This morning, I feel huge sympathy for the Foreign Secretary, William Hague, who was forced to make a statement yesterday in which he revealed the fertility struggles that he and his wife have had.
Apparently, rumours have been circulating in Westminster for years about his sexuality. Well, he married quite late and doesn't have children, so it's obvious, isn't it? And obviously many people believe that it's impossible for two people to share a hotel room - even one with twin beds - without having mad, rampant sex together. Obviously, he should have realised the extent to which many journalists' minds are in the gutter and had a bit more sense, but when he was paying for these rooms out of his own pocket, I can quite understand a pragmatic Yorkshireman deciding to save money by booking a twin room rather than fork out for two separate rooms.
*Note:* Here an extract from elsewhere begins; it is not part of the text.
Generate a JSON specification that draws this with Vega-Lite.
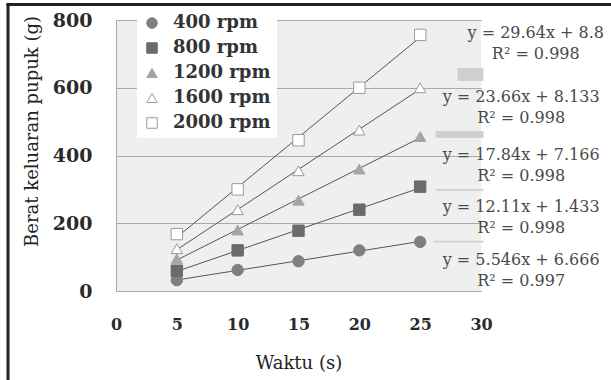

What distresses me the most about this story, though, is that he and his wife obviously thought that revealing their private pain would draw a line under the story. And yet the newspapers this morning are still full of innuendo and speculation, and the political blogger who started the rumours about Hague and his aide is apparently set to make further "revelations". In fact, when searching for an article to link to just now, I found that only a couple of tabloids published remotely sympathetic accounts. The broadsheets were all too ready to display their continued scepticism.
Leaving aside the question of whether it's right to out someone as gay in order to sell newspapers, as if it were some terrible crime that brings into question that person's suitability as a politician, I find it incredible that in the face of such a difficult personal revelation, the people who started these scurrilous rumours obviously feel no shame. Far from it - they scent blood, and circle ever closer, waiting for the chance to go in for the kill.
But then, I know and understand a lot of what William and Ffion must have gone through. I think of my own distress after not much more than two years of trying to conceive, and never having gone through the pain of miscarrying a much-wanted pregnancy, and I can't even imagine going through thirteen years of repeatedly getting my hopes up and then having them dashed yet again.
I don't think anybody who has suffered any form of infertility can have anything but sympathy for the Hagues this morning - for the private suffering they've gone through, for the vicious rumours he has had to put up with while this was going on, for the agonising decision to expose their pain to the world, and for the heartless reaction of journalists and bloggers who see nothing but a scoop, something to sell their papers and maybe make themselves famous for a few days, or get themselves a promotion or a pay rise.
Clearly none of these attack dogs have experienced this sort of suffering first hand, and clearly they have no understanding of it. But I hope that some of them at least will come to regret the pain they have caused, and continue to cause, to a couple who have already suffered enough.